Just for fun: meet Leo. Hubby and I completely lost our minds after the Thanksgiving holiday and brought home this 80 pound dog from the Humane Society. He’s eleven years old and we decided we could be his forever family for the last few years of his life. He’s old and grey like us!
In my never ending yet inconsistent quest to eat healthier I picked up some new cookbooks at my local library, one of which was Meat on the Side by Nikki Dinki (2016, St Martin’s Press). I do not know this author; I did not buy the books; this is just me experimenting with recipes in my kitchen.

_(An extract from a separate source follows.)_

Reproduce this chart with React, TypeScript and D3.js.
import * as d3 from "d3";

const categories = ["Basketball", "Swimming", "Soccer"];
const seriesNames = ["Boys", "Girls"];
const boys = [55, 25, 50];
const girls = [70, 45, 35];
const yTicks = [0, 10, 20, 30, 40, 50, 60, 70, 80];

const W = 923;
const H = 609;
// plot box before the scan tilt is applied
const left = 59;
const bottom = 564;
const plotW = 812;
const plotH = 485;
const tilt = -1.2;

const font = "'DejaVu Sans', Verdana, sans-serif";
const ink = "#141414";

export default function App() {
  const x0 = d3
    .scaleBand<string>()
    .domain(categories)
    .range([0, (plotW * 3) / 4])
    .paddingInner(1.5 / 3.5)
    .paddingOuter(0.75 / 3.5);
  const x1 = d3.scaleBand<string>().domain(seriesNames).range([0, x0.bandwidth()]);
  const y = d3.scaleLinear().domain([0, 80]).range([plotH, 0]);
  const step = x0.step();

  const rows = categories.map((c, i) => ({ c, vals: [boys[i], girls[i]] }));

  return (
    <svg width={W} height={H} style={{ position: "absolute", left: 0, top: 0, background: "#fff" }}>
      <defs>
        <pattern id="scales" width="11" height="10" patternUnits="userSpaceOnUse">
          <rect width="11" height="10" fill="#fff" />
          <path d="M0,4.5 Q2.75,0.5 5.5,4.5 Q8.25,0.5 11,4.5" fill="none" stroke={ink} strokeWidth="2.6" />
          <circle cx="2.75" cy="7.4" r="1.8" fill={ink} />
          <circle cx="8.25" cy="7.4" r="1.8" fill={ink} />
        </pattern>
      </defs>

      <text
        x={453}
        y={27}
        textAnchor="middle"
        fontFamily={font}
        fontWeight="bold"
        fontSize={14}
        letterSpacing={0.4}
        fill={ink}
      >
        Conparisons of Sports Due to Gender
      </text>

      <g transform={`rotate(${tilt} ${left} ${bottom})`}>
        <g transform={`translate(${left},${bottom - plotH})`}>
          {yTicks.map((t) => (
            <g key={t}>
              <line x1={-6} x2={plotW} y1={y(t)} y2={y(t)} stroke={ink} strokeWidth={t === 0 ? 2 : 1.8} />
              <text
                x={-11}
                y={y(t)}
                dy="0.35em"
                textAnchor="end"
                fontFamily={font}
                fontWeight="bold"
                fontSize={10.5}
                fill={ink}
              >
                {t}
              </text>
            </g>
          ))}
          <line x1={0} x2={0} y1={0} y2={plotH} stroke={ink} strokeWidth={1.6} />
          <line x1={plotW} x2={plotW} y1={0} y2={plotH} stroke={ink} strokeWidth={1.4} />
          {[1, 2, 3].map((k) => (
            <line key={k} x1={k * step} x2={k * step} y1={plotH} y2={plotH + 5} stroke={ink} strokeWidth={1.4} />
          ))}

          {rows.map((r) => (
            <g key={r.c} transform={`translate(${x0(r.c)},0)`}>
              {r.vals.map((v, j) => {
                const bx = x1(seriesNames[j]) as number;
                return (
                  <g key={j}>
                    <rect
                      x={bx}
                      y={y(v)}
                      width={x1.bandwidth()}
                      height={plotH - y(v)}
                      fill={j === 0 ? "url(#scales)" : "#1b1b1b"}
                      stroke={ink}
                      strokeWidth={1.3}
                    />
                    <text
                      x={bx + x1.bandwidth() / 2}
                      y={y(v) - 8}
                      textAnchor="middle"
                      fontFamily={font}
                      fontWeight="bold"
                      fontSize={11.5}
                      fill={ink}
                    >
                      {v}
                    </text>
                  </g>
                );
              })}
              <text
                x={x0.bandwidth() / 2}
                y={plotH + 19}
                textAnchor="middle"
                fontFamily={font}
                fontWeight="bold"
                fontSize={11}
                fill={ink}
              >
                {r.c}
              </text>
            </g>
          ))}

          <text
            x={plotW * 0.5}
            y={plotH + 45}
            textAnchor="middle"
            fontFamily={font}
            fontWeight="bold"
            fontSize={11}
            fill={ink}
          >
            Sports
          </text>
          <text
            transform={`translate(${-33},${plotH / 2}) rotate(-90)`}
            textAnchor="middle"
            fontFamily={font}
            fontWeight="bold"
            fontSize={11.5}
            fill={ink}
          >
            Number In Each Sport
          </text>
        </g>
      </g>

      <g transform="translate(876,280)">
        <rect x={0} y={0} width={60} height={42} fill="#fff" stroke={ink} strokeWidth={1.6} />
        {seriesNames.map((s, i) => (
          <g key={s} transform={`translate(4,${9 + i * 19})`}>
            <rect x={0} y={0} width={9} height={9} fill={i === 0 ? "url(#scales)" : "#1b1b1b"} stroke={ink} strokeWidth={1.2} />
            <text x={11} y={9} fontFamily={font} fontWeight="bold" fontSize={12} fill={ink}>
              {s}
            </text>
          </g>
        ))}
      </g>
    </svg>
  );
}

The recipe I made first was Roasted Grape, Arugula + Goat Cheese Baked Potatoes. Doesn’t that sound intriguing? I had grapes sitting in my fridge that needed using and they were just past good eating but had not turned into raisins.I had a large bag of potatoes and had just bought goat cheese and mixed greens (includes arugula) at my field trip to Whole Foods the other day. I do not usually shop at Whole Foods as it is a bit out of my price range for regular groceries.
I could not find the recipe as an on-line link. So here is what you need:
- 4 Idaho potatoes, scrubbed and dried
- 2 tablespoons olive oil
- 1 1/2 teaspoons kosher salt
- 2 cups red seedless grapes
- 1/4 teaspoon ground black pepper
- 2 cups lightly packed, coarsely chopped arugula
- 4 ounces soft garlic and herb goat cheese log
- 1/4 cup honey
Rub the potatoes with oil, salt with 1/4 teaspoon of the salt, prick with fork and bake in 400 degree F oven for 45 minutes, or until done.
Toss the grapes with the other tablespoon of oil and 1/4 teaspoon salt and the pepper. Place on a brimmed baking sheet. 25 minutes into the baking of the potatoes put the grapes in the oven to roast.
When the potatoes are done, slit the top and smush open. Fluff with a fork and mix in the arugula. Then divide the cheese and grapes among the 4 potatoes. Drizzle with honey. At each of those steps the recipe instructs to add more of the salt. Serve immediately.
My end product does not look as nice and neat as the picture in the cookbook. But it is quite tasty. This was our supper so we each ate two stuffed potatoes. The warm grapes were quite pleasant.
I did not add the entire amount of salt that she called for in the recipe. I used only 1/2 teaspoon: on the outside of the potatoes and then on the grapes. I used plain goat cheese and not flavored. I used mixed greens and not just arugula. I used both red and black seedless grapes.
Most of the recipes in this cookbook are odd/different combinations of vegetables. I like the idea that she developed her recipes with the vegetable as the star and the meat as the condiment. I might try her Pumpkin Pancakes and Beet Hummus. But truly, these recipes are a bit more unusual for my ordinary home cooking. Interesting to read and think about though.
“Eat your vegetables, or no dessert!”